# Source excerpt

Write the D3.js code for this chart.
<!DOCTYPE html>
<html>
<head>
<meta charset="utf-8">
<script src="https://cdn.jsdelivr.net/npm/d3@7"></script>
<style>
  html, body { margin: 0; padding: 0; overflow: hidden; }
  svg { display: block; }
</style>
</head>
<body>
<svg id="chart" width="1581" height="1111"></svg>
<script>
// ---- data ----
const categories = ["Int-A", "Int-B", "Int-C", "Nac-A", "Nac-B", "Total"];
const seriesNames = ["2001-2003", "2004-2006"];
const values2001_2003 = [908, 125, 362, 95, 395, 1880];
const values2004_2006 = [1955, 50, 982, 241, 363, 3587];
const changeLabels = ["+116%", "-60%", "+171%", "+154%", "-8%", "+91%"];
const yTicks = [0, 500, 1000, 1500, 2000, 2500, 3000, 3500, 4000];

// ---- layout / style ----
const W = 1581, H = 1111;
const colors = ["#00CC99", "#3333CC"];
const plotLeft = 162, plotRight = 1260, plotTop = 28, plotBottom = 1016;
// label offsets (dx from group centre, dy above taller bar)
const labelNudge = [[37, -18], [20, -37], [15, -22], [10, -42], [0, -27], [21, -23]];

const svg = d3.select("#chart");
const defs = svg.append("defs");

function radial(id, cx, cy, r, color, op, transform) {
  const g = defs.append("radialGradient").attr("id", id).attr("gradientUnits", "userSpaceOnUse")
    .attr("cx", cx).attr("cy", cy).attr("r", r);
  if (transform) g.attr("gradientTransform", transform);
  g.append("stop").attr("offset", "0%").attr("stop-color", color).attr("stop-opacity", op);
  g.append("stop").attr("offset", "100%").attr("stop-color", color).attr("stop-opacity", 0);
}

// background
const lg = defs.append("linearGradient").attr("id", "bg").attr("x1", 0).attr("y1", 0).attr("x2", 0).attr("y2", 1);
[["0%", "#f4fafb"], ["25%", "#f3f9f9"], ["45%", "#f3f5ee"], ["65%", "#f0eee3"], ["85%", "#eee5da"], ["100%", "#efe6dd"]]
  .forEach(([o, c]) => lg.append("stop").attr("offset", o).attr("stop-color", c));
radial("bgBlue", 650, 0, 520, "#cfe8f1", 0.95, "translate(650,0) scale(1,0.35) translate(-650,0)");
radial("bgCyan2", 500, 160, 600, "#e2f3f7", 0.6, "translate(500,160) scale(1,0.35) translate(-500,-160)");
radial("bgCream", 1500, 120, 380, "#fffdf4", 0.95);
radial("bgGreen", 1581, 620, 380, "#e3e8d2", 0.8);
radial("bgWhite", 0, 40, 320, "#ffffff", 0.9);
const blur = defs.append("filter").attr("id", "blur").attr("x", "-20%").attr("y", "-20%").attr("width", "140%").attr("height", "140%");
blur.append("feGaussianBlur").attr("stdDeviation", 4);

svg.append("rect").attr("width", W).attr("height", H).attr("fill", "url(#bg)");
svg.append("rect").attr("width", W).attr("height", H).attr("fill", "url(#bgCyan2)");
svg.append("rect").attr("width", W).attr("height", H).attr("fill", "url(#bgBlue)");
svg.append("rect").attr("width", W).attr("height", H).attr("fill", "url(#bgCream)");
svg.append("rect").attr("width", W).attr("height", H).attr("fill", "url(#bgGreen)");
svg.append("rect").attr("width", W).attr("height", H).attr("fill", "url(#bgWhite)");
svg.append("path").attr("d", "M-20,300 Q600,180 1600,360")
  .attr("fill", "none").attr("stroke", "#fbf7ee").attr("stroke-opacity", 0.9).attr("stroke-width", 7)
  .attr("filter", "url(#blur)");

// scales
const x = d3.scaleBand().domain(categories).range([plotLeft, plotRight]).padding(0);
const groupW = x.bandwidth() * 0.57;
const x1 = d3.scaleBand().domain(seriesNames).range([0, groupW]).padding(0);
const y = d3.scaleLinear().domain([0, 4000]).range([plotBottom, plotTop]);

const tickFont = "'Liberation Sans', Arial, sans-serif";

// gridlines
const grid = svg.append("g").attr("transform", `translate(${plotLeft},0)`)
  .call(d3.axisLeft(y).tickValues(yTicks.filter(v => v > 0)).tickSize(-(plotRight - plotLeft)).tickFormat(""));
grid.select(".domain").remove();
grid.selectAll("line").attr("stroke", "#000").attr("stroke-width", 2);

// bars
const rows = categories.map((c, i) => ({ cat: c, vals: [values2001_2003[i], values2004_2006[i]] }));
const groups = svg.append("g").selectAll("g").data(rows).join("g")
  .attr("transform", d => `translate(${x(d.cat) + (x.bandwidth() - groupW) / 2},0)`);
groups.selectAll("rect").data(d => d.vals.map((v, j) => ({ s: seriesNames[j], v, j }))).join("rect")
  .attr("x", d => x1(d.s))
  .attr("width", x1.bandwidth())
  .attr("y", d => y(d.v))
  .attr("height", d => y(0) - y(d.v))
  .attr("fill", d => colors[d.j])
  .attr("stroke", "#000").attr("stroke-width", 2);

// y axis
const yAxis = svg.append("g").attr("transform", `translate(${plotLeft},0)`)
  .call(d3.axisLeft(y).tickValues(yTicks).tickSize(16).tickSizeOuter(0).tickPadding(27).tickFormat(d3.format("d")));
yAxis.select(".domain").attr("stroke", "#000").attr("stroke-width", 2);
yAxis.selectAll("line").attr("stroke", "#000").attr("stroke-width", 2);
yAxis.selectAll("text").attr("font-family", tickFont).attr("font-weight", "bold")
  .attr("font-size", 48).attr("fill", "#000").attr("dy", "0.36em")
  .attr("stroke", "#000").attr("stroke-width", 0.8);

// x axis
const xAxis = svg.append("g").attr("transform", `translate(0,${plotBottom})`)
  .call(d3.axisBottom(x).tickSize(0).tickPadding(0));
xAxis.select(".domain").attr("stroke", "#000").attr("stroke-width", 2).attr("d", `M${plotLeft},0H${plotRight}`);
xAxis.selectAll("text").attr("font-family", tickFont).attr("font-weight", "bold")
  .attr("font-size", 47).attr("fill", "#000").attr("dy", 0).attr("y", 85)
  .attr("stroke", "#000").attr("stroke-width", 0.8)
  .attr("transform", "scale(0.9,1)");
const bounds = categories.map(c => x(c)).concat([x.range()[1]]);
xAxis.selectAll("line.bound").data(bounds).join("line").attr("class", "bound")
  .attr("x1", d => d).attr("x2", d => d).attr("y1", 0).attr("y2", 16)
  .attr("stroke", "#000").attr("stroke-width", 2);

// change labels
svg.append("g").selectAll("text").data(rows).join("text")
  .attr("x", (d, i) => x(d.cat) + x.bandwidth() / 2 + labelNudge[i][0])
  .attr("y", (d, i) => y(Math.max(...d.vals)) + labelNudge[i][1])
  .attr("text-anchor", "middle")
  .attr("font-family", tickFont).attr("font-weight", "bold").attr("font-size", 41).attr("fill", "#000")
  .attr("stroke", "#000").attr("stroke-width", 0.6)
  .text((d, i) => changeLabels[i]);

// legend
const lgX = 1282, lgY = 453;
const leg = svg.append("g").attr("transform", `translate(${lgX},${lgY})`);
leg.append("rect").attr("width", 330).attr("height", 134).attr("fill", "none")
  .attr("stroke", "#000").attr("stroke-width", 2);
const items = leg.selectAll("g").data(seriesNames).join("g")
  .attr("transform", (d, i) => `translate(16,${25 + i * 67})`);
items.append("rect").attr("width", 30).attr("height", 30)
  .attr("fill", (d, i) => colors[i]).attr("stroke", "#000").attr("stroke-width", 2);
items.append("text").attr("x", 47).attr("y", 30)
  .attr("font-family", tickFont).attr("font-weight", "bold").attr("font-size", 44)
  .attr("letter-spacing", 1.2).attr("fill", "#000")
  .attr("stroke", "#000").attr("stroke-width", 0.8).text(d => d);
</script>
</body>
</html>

# To be done
Copy out only the lines running from the beginning of the data to the line with "3000, 3500, 4000];", both ends included.

# Solution to this problem
Write the D3.js code for this chart.
<!DOCTYPE html>
<html>
<head>
<meta charset="utf-8">
<script src="https://cdn.jsdelivr.net/npm/d3@7"></script>
<style>
  html, body { margin: 0; padding: 0; overflow: hidden; }
  svg { display: block; }
</style>
</head>
<body>
<svg id="chart" width="1581" height="1111"></svg>
<script>
// ---- data ----
const categories = ["Int-A", "Int-B", "Int-C", "Nac-A", "Nac-B", "Total"];
const seriesNames = ["2001-2003", "2004-2006"];
const values2001_2003 = [908, 125, 362, 95, 395, 1880];
const values2004_2006 = [1955, 50, 982, 241, 363, 3587];
const changeLabels = ["+116%", "-60%", "+171%", "+154%", "-8%", "+91%"];
const yTicks = [0, 500, 1000, 1500, 2000, 2500, 3000, 3500, 4000];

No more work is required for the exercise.